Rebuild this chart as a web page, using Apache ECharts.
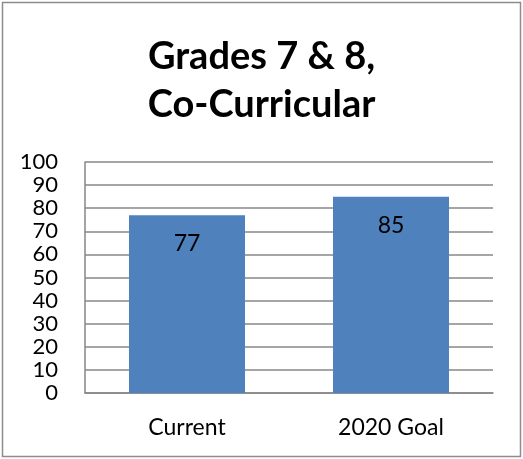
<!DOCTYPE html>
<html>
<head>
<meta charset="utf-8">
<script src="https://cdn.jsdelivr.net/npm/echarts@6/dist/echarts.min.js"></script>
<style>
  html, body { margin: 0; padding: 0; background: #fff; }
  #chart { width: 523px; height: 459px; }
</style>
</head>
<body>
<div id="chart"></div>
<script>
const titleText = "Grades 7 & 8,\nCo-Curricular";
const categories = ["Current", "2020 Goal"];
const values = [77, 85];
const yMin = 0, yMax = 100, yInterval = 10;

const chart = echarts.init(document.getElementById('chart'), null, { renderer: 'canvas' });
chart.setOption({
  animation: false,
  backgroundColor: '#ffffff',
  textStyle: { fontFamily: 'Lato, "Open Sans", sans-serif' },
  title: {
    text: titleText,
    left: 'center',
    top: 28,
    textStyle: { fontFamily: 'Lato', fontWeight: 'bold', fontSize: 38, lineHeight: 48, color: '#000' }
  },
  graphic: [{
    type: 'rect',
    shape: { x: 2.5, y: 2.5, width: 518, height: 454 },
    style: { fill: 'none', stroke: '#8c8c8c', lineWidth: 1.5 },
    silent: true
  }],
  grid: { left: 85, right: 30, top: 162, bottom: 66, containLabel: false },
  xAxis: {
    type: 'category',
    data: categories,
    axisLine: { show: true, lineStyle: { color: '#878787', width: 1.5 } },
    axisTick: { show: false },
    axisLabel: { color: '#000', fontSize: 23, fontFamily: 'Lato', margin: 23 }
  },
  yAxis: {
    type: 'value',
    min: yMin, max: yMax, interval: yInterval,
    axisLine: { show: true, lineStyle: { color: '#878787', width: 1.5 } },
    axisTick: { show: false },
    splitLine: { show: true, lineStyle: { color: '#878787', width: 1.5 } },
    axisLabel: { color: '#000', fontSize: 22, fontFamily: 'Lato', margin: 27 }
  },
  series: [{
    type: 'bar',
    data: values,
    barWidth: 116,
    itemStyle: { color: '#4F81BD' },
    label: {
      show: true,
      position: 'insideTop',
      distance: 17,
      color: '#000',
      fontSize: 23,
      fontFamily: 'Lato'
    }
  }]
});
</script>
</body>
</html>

» Description of the task: Skip the pictures, please, and transcribe only the lines from the beginning of the material through the one that contains "const yMin = 0, yMax = 100, yInterval = 10;".

» Result:
Rebuild this chart as a web page, using Apache ECharts.
<!DOCTYPE html>
<html>
<head>
<meta charset="utf-8">
<script src="https://cdn.jsdelivr.net/npm/echarts@6/dist/echarts.min.js"></script>
<style>
  html, body { margin: 0; padding: 0; background: #fff; }
  #chart { width: 523px; height: 459px; }
</style>
</head>
<body>
<div id="chart"></div>
<script>
const titleText = "Grades 7 & 8,\nCo-Curricular";
const categories = ["Current", "2020 Goal"];
const values = [77, 85];
const yMin = 0, yMax = 100, yInterval = 10;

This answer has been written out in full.